New York Times for 10 November featured an article on “Ephemeral Art, Eternal Maintenance” by Christopher Mason, citing the inevitable constant care that ephemeral art, including 20th century art involves. Some artists make weekly visits to their works collected by private people in order to be sure that the works remain stable, because of unconventional materials.

The Los Angeles Times for 27 December had an important article on storage of works of art in museums due to lack of space. It’s an important article due to the fact that most of museums’ collections are not seen by any audience except the registrar or conservationist.

Artnews for November has a run-down on the damage and disruption of museums, galleries, artists’ studios, an historic houses in New Orleans because of Hurricane Katrina.

Reconfigurations of both MOMA and the Tate’s exhibition of their permanent collections are reported as well. In addition, “Why Have There Been No Great Women Comic-Art Artists?” by Carly Berwick is a feature article about the comics show at the Hammer Museum and MOCA in Los Angeles.

New Yorker for 7 November features Artist’s Model by Rachel Cohen about Zola and Cezanne’s friendship which came apart when Zola wrote a novel about Cezanne.

Afterimage for September-October includes reviews by Johanna Drucker of books entitled, “Book Spaces City Spaces” about John Gossage’s Berlin in the Time of the Wall and Emily McVarish’s Flicker.

New York Times for 12 November with an interesting article by Roberta Smith about gallery announcements.

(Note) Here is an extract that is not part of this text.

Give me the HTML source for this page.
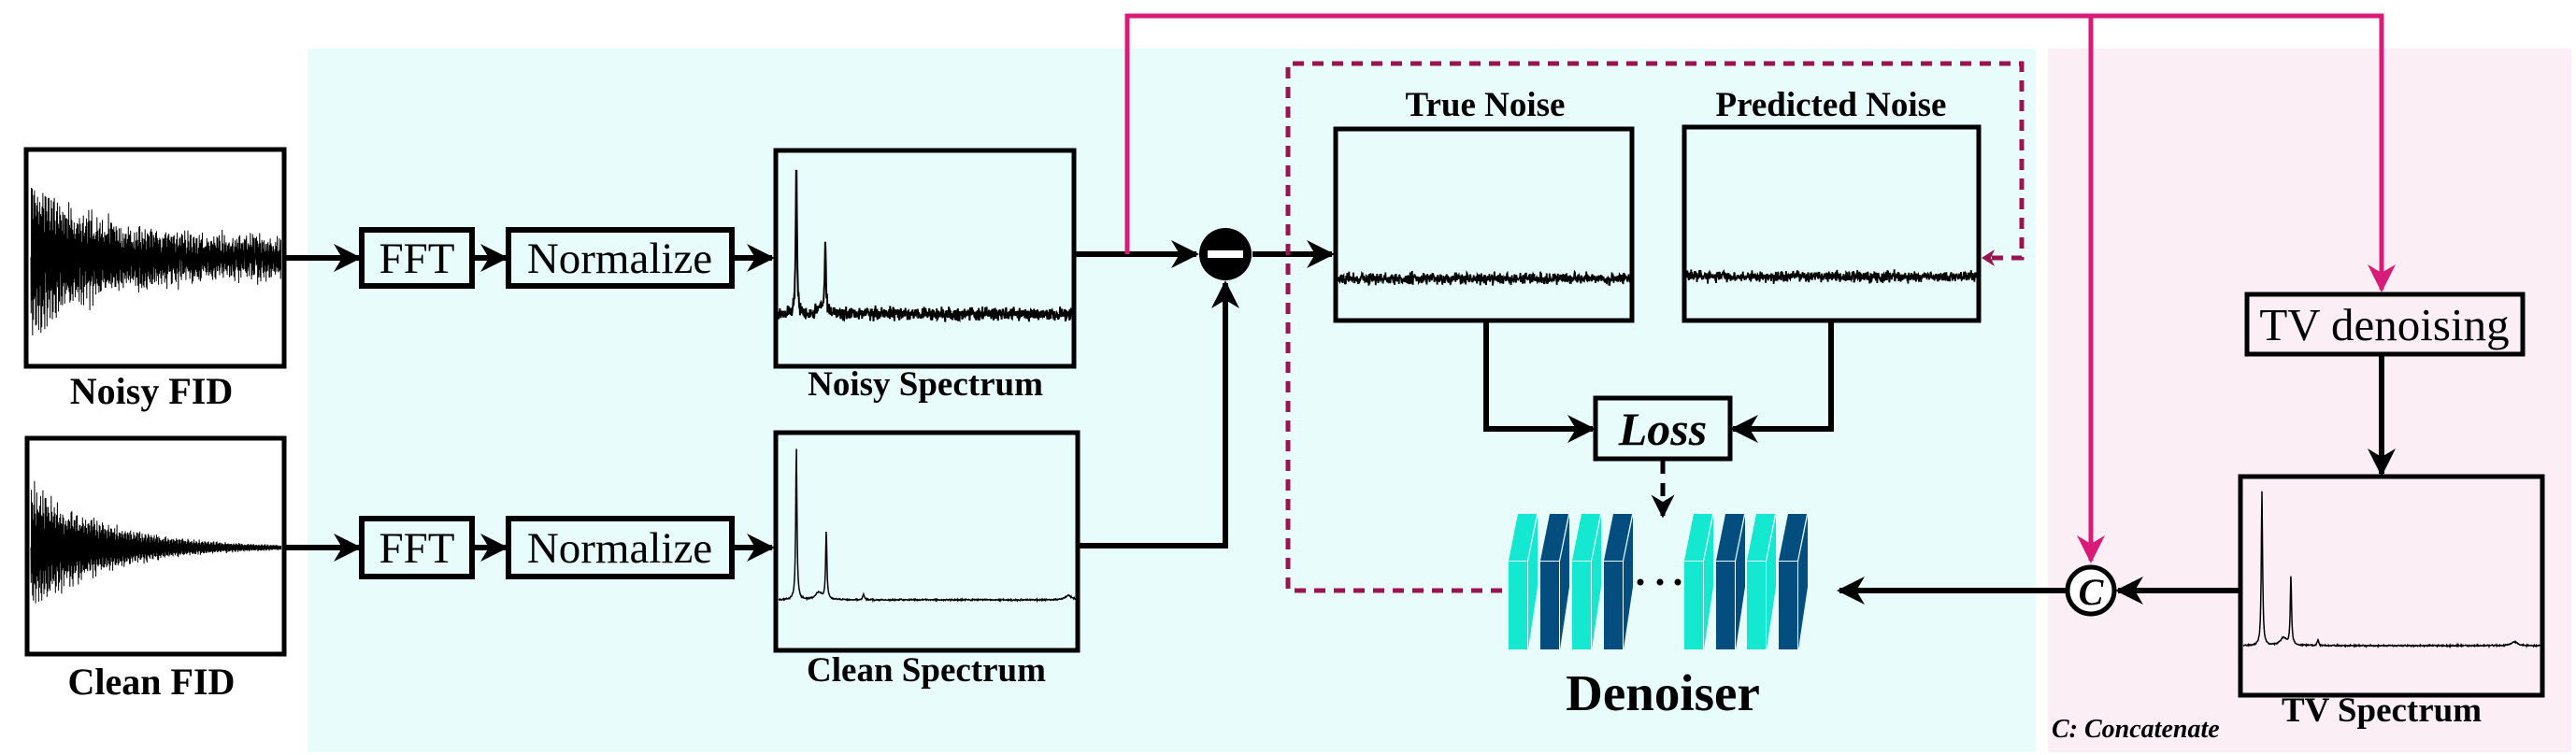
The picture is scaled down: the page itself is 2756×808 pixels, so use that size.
<!DOCTYPE html>
<html><head><meta charset="utf-8"><style>
html,body{margin:0;padding:0;background:#fff;}
svg{display:block;}
text{font-family:"Liberation Serif","DejaVu Serif",serif;}
</style></head><body>
<svg id="s" width="2756" height="808" viewBox="0 0 2756 808" xmlns="http://www.w3.org/2000/svg">
<defs>
<marker id="ah" viewBox="0 0 10 10" refX="9" refY="5" markerWidth="5" markerHeight="5" orient="auto-start-reverse" markerUnits="strokeWidth"><path d="M0,0 L10,5 L0,10 L3,5 z" fill="#000"/></marker>
<marker id="ahp" viewBox="0 0 10 10" refX="9" refY="5" markerWidth="6" markerHeight="6" orient="auto" markerUnits="strokeWidth"><path d="M0,0 L10,5 L0,10 L3,5 z" fill="#d81b78"/></marker>
<clipPath id="c1"><rect x="31" y="163" width="270" height="226"/></clipPath>
<clipPath id="c2"><rect x="32" y="472" width="269" height="225"/></clipPath>
</defs>
<rect x="329" y="52" width="1849" height="753" fill="#e8fdfb"/>
<rect x="2191" y="52" width="560" height="753" fill="#fbeff5"/>

<!-- FID boxes -->
<rect x="28" y="160" width="276" height="232" fill="#fff" stroke="#000" stroke-width="5"/>
<rect x="29" y="469" width="275" height="231" fill="#fff" stroke="#000" stroke-width="5"/>
<path id="fid1" fill="none" stroke="#000" stroke-width="1" clip-path="url(#c1)"/>
<path id="fid2" fill="none" stroke="#000" stroke-width="1" clip-path="url(#c2)"/>
<text x="162" y="432" font-size="40" font-weight="bold" text-anchor="middle">Noisy FID</text>
<text x="162" y="743" font-size="40" font-weight="bold" text-anchor="middle">Clean FID</text>

<!-- FFT / Normalize -->
<g fill="none" stroke="#000" stroke-width="6">
<rect x="387" y="246" width="118" height="60"/>
<rect x="544" y="246" width="239" height="60"/>
<rect x="387" y="555" width="118" height="62"/>
<rect x="544" y="555" width="239" height="62"/>
</g>
<g font-size="47" text-anchor="middle">
<text x="446" y="292">FFT</text><text x="663" y="292">Normalize</text>
<text x="446" y="602">FFT</text><text x="663" y="602">Normalize</text>
</g>
<g stroke="#000" stroke-width="6" fill="none" marker-end="url(#ah)">
<line x1="304" y1="276" x2="384" y2="276"/>
<line x1="508" y1="276" x2="541" y2="276"/>
<line x1="786" y1="276" x2="826" y2="276"/>
<line x1="304" y1="586" x2="384" y2="586"/>
<line x1="508" y1="586" x2="541" y2="586"/>
<line x1="786" y1="586" x2="826" y2="586"/>
<line x1="1149" y1="272" x2="1280" y2="272"/>
<polyline points="1153,584 1311,584 1311,303"/>
<line x1="1340" y1="272" x2="1425" y2="272"/>
<polyline points="1590,343 1590,459 1704,459"/>
<polyline points="1959,343 1959,459 1854,459"/>
<line x1="2213" y1="632" x2="1968" y2="632"/>
<line x1="2397" y1="632" x2="2266" y2="632"/>
<line x1="2548" y1="379" x2="2548" y2="507"/>
</g>
<line x1="1779" y1="493" x2="1779" y2="552" stroke="#000" stroke-width="5" stroke-dasharray="14,10" marker-end="url(#ah)"/>

<!-- spectra boxes -->
<g fill="none" stroke="#000" stroke-width="5">
<rect x="830" y="161" width="319" height="231"/>
<rect x="830" y="463" width="323" height="233"/>
<rect x="1429" y="138" width="317" height="205"/>
<rect x="1802" y="136" width="315" height="207"/>
<rect x="2397" y="510" width="323" height="234"/>
<rect x="1707" y="426" width="144" height="65"/>
<rect x="2404" y="315" width="295" height="64"/>
</g>
<path id="sp1" fill="none" stroke="#000" stroke-width="2"/>
<path id="sp2" fill="none" stroke="#000" stroke-width="1.5"/>
<path id="sp3" fill="none" stroke="#000" stroke-width="1.5"/>
<path id="n1" fill="none" stroke="#000" stroke-width="1.8"/>
<path id="n2" fill="none" stroke="#000" stroke-width="1.8"/>
<g font-size="37" font-weight="bold" text-anchor="middle">
<text x="990" y="423">Noisy Spectrum</text>
<text x="991" y="729">Clean Spectrum</text>
<text x="1589" y="124">True Noise</text>
<text x="1959" y="124">Predicted Noise</text>
<text x="2548" y="772">TV Spectrum</text>
</g>
<text x="1779" y="476" font-size="50" font-weight="bold" font-style="italic" text-anchor="middle">Loss</text>
<text x="2551" y="364" font-size="49" text-anchor="middle">TV denoising</text>
<text x="1779" y="760" font-size="55" font-weight="bold" text-anchor="middle">Denoiser</text>
<text x="2195" y="789" font-size="28" font-weight="bold" font-style="italic">C: Concatenate</text>

<!-- minus circle -->
<circle cx="1311" cy="272" r="28" fill="#000"/>
<rect x="1292" y="268" width="38" height="8" fill="#fff"/>
<!-- C circle -->
<circle cx="2237" cy="632" r="25" fill="#fff" stroke="#000" stroke-width="5"/>
<text x="2237" y="647" font-size="40" font-weight="bold" font-style="italic" text-anchor="middle">C</text>

<!-- pink lines -->
<g stroke="#d81b78" stroke-width="5" fill="none">
<polyline points="1206,272 1206,17 2548,17 2548,310" marker-end="url(#ahp)"/>
<line x1="2237" y1="17" x2="2237" y2="600" marker-end="url(#ahp)"/>
</g>
<!-- dashed purple -->
<g stroke="#9b1452" stroke-width="5" fill="none" stroke-dasharray="12,9">
<polyline points="1607,632 1378,632 1378,68 2163,68 2163,276 2124,276"/>
</g>
<path d="M2120,276 l14,-9 l-4,9 l4,9 z" fill="#9b1452"/>

<!-- denoiser blocks -->
<g id="blocks"></g>
<g fill="#000"><circle cx="1755" cy="623" r="3.5"/><circle cx="1776" cy="623" r="3.5"/><circle cx="1795" cy="623" r="3.5"/></g>
</svg>
<script>
var seed=7;function r(){seed=(seed*16807)%2147483647;return seed/2147483647;}
function g(){return (r()+r()+r()-1.5)*1.3;}
function fid(id,x0,x1,cy,A,tau,floor){var d="",n=900;for(var i=0;i<=n;i++){var x=x0+(x1-x0)*i/n,t=i/n;var a=A*Math.exp(-t/tau)+floor;var y=cy+a*Math.sin(i*2.3)*(0.6+0.4*r())+floor*0.4*g();d+=(i?"L":"M")+x.toFixed(1)+","+y.toFixed(1);}document.getElementById(id).setAttribute("d",d);}
fid("fid1",33,302,276,70,0.3,18);
fid("fid2",33,302,586,75,0.3,0.5);
function spec(id,x0,x1,base,noise,peaks,n){var d="";for(var i=0;i<=n;i++){var x=x0+(x1-x0)*i/n;var y=base+noise*g();peaks.forEach(function(p){var w=p[2]||1.2;y-=p[1]/(1+Math.pow((x-p[0])/w,2));});d+=(i?"L":"M")+x.toFixed(1)+","+y.toFixed(1);}document.getElementById(id).setAttribute("d",d);}
spec("sp1",833,1147,336,5,[[852,160,0.8],[883,72,0.8],[878,8,4]],900);
spec("sp2",833,1151,642,0.6,[[852,163,0.8],[884,73,0.8],[876,8,4],[924,6,1],[1143,5,4]],700);
spec("sp3",2400,2718,691,0.6,[[2420,165,0.8],[2451,74,0.8],[2443,8,4],[2480,6,1],[2690,4,4]],700);
spec("n1",1432,1744,298,4.5,[],800);
spec("n2",1805,2115,296,4.5,[],800);
var xs=[1614,1648,1682,1716,1802,1836,1869,1903],c=["#15e8d0","#034e7e"],h="";
xs.forEach(function(x,i){var col=c[i%2];h+='<polygon points="'+[x,600,x+20,600,x+30,550,x+10,550].join(",")+'" fill="'+col+'"/>';h+='<rect x="'+x+'" y="601" width="20" height="94" fill="'+col+'"/>';h+='<polygon points="'+[x+21,601,x+31,552,x+31,628,x+21,695].join(",")+'" fill="'+col+'"/>';});
document.getElementById("blocks").innerHTML=h;
</script>
</body></html>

On 24 December the term “gallerist” is explored by Grace Glueck.

Smithsonian for December 2005 has an article on Airborne Archaeology including the White Horse at Uffington, the China Wall, El Tajin in Veracruz and the Great Mosque at Samarra, Iraq and more.

The January 2006 issue has an article about “Cézanne: The Man Who Changed the Landscape of Art” by Paul Trachtman.

Artlink from South Australia features in its vol. 25, no.4 “ecology: everyone’s business” which involves artists as eco-warriors, eco-architecture, how green is ‘green’?, remaking waste, social ecology, artworld footprints and climate change. Even the printing is “green” with carbon neutral process using vegetable based inks on FSC certified paper Spicers 9-Lives Silk.There is an article even on Finbury Green Printing, the story of the first carbon neutral printer in Australia! But there are gorgeous works of art made out of the detritis of our throwaway society, i.e. Australian (and we’re included too).

Noted is the fact that USA banned from sale March 2003 issue titled Fallout: War, Terror, Refugees due to the “appalling nudity of the young sleeping adolescent on the cover.”

art on paper for July/August 2005 was a collection of letters from established artists to a fictional “young artist” who is challenged by both the logistical and moral implications of being an artist. Significant is a long letter from Sol LeWitt to Eva Hesse from 1965, one that has been quoted widely but never published in toto. Includedare letters form John Baldessari, Jimmie Durham, Adrian Piper, Gregory Amenoff, William Pope.L, Cai Guo-Qiang, Mierle Laderman Ukeles, Jo Baer, alwrence Weiner, Howardena Pindell, Joan Jonas, Richard Tuttle.

Rubberstampmadness has an article on Artist Trading Cards, the new rage among artists and mail artists alike.It’s in the November/December 2005 issue.